## BEGIN EXTRACTED MATERIAL
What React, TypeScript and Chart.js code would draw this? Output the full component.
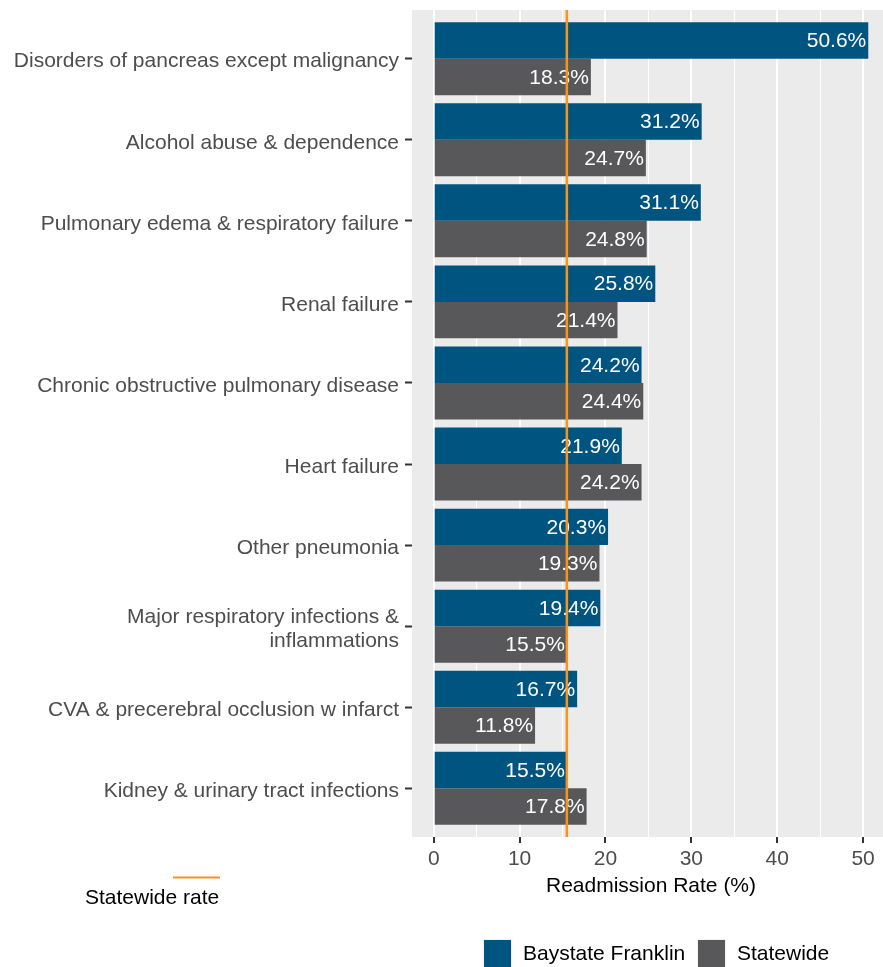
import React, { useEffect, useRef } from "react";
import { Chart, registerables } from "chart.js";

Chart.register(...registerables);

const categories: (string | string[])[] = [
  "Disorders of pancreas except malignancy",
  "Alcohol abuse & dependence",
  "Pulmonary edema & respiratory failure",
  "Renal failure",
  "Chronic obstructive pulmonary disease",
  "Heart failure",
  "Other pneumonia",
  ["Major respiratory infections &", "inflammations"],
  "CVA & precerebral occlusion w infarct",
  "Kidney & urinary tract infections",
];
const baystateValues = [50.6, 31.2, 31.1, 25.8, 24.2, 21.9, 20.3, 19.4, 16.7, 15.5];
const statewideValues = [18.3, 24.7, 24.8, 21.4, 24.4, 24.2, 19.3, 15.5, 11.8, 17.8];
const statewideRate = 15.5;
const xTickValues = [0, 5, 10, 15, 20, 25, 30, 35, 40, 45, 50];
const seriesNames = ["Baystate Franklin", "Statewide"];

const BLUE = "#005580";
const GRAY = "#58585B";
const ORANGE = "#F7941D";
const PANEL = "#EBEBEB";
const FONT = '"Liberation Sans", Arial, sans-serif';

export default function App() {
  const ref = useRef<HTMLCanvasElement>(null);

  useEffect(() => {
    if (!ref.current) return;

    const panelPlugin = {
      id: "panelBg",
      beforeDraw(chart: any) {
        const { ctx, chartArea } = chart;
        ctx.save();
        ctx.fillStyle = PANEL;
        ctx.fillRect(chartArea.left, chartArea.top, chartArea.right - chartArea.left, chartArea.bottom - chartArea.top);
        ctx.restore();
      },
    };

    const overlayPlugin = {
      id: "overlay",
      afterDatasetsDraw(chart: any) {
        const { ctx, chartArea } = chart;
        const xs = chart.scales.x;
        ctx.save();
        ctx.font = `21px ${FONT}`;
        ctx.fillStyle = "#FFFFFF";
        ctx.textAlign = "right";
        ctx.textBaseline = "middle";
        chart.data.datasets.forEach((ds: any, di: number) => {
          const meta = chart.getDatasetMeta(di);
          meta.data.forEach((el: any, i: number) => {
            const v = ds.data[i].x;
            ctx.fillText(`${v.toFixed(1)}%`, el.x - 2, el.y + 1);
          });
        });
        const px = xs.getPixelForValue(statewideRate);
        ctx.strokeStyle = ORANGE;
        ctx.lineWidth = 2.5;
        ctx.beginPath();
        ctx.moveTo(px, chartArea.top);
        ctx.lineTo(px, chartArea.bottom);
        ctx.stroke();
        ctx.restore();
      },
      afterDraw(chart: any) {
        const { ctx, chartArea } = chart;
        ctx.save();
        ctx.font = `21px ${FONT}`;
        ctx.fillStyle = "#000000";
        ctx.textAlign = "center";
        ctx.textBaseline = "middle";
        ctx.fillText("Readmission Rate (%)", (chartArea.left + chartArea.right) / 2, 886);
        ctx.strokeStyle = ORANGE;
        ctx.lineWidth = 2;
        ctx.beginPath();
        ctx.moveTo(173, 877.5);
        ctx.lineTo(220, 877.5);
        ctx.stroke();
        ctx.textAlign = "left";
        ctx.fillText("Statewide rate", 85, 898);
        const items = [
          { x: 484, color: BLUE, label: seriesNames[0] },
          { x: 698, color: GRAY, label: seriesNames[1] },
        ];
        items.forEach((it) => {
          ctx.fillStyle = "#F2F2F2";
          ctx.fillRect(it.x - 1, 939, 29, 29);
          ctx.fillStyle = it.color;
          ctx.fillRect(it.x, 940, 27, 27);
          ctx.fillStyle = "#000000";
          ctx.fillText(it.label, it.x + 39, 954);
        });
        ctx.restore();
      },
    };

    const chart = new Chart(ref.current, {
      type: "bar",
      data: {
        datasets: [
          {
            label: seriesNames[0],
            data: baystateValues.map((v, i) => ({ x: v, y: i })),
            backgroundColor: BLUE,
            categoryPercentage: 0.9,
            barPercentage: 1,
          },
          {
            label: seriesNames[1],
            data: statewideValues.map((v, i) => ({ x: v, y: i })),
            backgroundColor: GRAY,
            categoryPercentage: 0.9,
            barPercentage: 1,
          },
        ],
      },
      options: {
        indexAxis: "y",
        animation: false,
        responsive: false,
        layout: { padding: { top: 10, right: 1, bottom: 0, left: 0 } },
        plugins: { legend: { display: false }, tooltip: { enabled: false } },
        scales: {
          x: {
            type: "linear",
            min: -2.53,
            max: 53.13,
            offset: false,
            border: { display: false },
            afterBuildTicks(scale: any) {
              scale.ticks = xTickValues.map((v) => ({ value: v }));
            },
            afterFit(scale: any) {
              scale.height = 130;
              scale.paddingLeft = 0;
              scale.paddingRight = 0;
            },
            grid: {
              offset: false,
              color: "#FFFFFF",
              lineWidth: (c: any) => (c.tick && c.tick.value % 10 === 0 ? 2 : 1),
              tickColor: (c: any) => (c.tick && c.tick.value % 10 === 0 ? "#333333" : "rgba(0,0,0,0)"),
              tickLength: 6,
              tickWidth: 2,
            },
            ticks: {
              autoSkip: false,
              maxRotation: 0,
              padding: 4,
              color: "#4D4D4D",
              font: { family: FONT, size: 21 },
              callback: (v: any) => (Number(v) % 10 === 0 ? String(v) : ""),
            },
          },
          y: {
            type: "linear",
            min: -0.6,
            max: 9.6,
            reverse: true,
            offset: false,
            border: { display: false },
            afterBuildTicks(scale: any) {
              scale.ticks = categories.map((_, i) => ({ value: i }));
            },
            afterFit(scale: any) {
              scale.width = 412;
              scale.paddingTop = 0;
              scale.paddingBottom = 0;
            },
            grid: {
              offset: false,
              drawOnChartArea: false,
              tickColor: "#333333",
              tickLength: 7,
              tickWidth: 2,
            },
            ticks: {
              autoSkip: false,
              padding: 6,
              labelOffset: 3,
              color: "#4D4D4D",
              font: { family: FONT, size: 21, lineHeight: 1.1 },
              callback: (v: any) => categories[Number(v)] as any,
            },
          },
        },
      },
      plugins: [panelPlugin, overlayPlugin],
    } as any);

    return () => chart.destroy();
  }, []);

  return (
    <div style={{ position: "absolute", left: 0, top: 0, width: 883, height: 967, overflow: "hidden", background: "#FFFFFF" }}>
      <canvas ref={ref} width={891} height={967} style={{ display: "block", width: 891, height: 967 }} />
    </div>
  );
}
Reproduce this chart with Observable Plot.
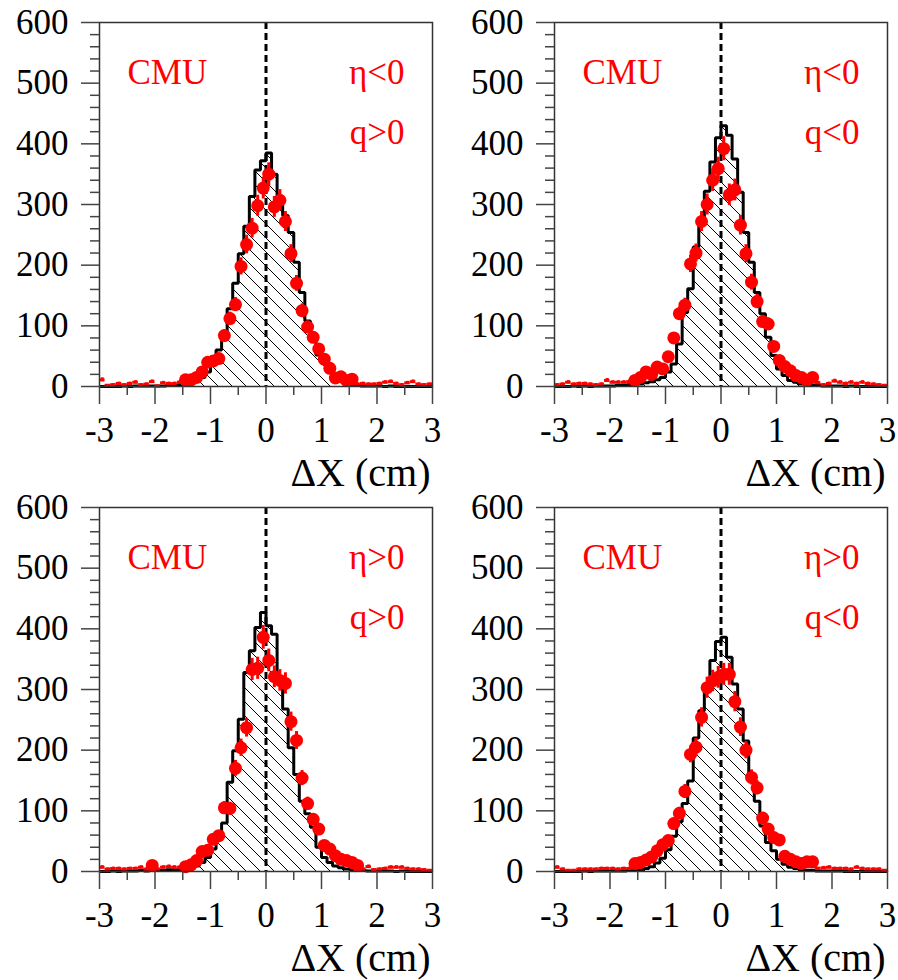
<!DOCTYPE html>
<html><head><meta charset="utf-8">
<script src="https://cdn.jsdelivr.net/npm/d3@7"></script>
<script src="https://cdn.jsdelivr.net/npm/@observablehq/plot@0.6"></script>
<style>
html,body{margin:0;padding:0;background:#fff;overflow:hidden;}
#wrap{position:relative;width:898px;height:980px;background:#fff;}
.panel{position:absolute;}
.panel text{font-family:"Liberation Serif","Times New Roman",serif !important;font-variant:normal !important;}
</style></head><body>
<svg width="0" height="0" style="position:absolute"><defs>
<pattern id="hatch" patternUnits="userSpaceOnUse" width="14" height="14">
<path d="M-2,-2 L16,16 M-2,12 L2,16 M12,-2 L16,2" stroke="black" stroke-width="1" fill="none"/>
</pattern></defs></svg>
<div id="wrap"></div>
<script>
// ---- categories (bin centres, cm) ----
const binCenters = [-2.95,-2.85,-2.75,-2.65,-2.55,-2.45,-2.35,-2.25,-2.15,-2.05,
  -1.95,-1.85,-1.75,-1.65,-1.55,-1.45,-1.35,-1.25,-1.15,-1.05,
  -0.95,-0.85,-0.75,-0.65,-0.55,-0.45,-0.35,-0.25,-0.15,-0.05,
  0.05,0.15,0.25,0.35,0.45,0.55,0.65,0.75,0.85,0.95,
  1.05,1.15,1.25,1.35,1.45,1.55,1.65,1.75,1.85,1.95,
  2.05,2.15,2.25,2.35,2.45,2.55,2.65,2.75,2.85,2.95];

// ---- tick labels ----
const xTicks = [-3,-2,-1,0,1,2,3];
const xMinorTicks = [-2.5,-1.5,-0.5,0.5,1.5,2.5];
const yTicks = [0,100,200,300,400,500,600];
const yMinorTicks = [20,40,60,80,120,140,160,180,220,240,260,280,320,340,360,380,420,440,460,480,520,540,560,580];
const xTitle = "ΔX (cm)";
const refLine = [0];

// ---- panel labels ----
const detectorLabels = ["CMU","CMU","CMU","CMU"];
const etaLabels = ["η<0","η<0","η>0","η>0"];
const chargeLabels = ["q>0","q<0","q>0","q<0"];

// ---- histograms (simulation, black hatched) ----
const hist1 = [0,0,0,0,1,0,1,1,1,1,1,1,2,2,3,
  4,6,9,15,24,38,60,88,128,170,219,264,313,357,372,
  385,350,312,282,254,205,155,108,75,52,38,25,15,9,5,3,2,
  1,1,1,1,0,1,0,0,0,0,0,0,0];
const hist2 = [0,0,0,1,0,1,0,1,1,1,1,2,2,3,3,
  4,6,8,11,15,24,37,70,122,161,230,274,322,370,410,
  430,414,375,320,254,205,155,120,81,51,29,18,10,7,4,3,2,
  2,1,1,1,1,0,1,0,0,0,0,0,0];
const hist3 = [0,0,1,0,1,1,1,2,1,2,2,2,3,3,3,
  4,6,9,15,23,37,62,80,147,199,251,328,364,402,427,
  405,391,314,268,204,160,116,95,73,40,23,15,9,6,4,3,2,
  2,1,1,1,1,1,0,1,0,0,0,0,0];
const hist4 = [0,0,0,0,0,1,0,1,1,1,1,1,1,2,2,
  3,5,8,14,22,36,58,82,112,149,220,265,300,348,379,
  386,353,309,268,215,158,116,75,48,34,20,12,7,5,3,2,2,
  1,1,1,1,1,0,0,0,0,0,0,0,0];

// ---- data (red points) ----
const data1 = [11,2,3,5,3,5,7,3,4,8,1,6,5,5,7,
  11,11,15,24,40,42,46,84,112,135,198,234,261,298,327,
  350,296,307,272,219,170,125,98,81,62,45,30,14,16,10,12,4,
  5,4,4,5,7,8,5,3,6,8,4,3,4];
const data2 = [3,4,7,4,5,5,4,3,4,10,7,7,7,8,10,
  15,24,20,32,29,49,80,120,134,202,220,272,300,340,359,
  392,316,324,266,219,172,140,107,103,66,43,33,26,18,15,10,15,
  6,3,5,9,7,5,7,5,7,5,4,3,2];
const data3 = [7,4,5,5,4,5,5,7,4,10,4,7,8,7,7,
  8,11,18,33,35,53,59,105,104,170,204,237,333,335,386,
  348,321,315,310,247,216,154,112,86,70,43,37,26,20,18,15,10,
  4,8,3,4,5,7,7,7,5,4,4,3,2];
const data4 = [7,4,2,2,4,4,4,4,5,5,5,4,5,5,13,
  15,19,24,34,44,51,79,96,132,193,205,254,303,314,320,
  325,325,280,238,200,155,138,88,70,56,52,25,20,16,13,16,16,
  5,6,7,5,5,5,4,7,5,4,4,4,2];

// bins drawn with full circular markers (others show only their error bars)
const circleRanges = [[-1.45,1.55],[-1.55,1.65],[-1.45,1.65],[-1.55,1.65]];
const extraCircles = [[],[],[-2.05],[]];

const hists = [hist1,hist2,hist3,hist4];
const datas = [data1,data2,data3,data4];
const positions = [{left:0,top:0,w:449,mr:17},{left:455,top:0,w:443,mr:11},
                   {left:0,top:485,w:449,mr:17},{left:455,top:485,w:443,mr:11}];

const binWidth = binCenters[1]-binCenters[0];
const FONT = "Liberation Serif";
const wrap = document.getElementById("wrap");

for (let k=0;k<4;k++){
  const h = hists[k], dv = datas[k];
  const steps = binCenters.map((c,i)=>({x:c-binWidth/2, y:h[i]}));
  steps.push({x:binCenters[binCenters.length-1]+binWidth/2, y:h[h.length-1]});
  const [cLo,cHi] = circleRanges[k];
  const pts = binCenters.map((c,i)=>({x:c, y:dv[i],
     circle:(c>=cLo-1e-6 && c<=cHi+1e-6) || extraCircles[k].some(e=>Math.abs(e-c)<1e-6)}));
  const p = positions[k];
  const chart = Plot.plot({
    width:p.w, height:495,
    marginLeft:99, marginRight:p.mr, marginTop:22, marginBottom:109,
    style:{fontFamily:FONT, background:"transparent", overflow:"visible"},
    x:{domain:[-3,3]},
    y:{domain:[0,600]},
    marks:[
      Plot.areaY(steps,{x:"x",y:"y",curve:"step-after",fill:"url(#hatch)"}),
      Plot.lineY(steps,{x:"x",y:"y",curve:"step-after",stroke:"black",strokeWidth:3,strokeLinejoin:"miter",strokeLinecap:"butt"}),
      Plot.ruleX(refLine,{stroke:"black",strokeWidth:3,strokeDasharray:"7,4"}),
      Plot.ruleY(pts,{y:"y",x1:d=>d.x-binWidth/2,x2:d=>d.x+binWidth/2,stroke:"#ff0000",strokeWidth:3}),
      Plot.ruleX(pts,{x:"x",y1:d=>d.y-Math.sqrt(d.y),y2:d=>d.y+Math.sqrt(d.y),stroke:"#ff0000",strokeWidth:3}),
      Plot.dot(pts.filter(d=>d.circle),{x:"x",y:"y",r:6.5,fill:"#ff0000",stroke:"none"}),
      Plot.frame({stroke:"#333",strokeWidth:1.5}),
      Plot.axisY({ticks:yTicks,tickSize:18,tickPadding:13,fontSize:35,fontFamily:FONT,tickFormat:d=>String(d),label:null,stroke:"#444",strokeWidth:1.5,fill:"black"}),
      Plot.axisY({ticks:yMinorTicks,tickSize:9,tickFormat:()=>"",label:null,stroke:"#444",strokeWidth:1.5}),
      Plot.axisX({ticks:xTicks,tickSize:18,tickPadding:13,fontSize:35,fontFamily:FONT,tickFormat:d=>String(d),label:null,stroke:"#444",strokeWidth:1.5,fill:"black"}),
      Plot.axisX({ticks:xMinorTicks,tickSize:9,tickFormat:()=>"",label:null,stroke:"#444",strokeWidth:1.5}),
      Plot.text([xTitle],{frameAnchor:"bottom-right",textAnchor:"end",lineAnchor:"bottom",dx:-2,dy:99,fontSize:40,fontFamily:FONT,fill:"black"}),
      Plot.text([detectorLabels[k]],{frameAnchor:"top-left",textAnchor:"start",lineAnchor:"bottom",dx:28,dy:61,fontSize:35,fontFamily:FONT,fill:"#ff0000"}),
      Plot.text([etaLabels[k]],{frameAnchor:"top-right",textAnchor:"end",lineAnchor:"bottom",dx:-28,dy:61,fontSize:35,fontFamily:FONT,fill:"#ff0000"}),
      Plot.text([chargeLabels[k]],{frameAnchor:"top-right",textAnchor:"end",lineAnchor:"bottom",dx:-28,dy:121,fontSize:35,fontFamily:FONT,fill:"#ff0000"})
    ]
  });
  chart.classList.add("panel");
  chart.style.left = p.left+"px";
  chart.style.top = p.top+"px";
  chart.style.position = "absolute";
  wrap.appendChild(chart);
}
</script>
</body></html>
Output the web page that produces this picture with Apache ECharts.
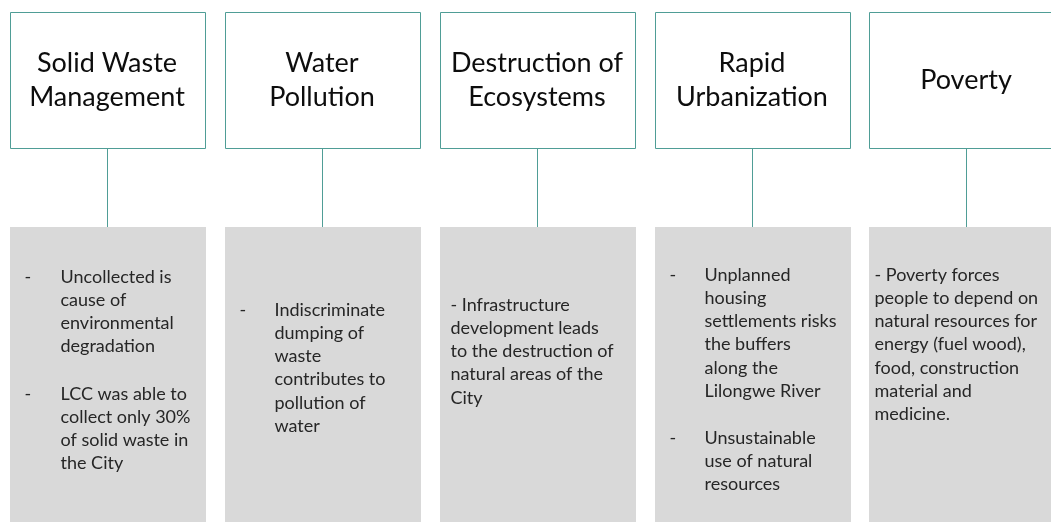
## END EXTRACTED MATERIAL
→ **THE REQUEST**: Write only the number of lines in the records that include the word "with".

→ **ANSWER TO THIS PROBLEM**: 3